** Begin Raw records **

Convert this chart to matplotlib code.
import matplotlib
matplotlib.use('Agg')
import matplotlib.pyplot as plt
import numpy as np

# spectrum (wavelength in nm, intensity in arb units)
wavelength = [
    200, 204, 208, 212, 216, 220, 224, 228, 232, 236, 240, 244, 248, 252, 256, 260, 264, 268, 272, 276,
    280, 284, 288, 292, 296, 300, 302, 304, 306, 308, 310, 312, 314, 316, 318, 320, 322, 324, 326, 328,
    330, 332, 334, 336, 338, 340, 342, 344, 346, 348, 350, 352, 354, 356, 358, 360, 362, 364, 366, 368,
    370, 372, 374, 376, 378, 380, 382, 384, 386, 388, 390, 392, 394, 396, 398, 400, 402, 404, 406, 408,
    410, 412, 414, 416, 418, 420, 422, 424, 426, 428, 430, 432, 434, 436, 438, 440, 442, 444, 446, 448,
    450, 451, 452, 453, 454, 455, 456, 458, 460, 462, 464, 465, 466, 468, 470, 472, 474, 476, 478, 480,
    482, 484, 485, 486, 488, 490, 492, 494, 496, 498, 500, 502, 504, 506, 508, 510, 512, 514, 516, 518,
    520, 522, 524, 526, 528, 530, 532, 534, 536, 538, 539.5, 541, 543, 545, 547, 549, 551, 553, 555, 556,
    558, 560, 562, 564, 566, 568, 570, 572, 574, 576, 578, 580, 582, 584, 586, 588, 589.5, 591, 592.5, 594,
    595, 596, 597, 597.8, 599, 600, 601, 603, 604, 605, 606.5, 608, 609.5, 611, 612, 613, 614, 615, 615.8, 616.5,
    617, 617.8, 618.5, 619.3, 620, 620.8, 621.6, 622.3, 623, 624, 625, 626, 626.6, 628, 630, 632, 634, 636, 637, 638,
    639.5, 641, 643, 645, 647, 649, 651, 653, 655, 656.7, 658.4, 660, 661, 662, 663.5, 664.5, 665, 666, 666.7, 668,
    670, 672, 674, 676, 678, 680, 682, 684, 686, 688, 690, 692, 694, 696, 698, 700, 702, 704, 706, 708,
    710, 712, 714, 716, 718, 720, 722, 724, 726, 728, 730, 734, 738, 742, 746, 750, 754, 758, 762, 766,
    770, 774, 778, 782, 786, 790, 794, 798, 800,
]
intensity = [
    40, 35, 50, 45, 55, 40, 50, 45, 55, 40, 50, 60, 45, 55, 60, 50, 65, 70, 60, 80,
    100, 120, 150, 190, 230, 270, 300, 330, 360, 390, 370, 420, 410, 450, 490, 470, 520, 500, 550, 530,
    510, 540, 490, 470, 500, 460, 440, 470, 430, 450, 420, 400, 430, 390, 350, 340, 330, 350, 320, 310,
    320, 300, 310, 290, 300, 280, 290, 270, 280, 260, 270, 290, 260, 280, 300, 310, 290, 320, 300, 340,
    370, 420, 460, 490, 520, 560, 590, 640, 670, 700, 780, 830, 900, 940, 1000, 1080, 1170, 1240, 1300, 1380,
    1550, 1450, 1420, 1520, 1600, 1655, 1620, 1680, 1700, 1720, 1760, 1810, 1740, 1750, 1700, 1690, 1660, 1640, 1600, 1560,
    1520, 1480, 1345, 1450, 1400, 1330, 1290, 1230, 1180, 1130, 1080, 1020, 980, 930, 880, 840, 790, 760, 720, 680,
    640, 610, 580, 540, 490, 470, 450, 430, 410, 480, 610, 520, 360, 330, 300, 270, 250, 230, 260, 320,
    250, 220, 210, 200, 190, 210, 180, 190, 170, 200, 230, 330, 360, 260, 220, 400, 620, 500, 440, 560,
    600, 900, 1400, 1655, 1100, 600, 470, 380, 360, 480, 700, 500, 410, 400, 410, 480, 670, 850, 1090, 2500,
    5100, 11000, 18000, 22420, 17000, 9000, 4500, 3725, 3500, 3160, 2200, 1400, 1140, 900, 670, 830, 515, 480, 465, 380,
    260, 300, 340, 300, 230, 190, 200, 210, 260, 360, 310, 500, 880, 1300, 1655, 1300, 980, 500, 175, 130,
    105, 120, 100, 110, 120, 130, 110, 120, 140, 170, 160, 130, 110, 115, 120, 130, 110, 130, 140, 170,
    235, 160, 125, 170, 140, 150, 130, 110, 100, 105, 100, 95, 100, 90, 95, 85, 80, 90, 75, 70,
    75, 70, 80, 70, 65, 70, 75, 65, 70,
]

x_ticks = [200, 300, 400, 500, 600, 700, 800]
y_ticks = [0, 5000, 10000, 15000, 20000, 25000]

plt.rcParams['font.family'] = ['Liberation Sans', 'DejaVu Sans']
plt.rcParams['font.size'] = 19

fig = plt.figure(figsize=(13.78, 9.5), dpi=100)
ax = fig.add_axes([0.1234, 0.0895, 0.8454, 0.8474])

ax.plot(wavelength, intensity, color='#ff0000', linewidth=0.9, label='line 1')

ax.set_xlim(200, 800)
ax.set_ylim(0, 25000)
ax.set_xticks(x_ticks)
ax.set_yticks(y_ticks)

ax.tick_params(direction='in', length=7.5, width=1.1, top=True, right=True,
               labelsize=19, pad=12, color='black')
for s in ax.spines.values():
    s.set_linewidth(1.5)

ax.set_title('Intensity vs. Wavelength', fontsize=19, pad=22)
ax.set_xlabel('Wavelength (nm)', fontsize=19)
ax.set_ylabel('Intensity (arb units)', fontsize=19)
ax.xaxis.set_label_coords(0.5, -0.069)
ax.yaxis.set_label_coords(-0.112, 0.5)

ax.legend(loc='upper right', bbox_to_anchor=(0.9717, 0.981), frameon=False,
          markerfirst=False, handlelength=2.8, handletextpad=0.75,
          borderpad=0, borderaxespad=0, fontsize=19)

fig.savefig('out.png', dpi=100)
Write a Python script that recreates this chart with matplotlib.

** End Raw records **

■ **Aim**:
Quote the data above verbatim from its first line to the line that includes "import numpy as np", with both boundary lines retained.

■ **Task answer**:
Convert this chart to matplotlib code.
import matplotlib
matplotlib.use('Agg')
import matplotlib.pyplot as plt
import numpy as np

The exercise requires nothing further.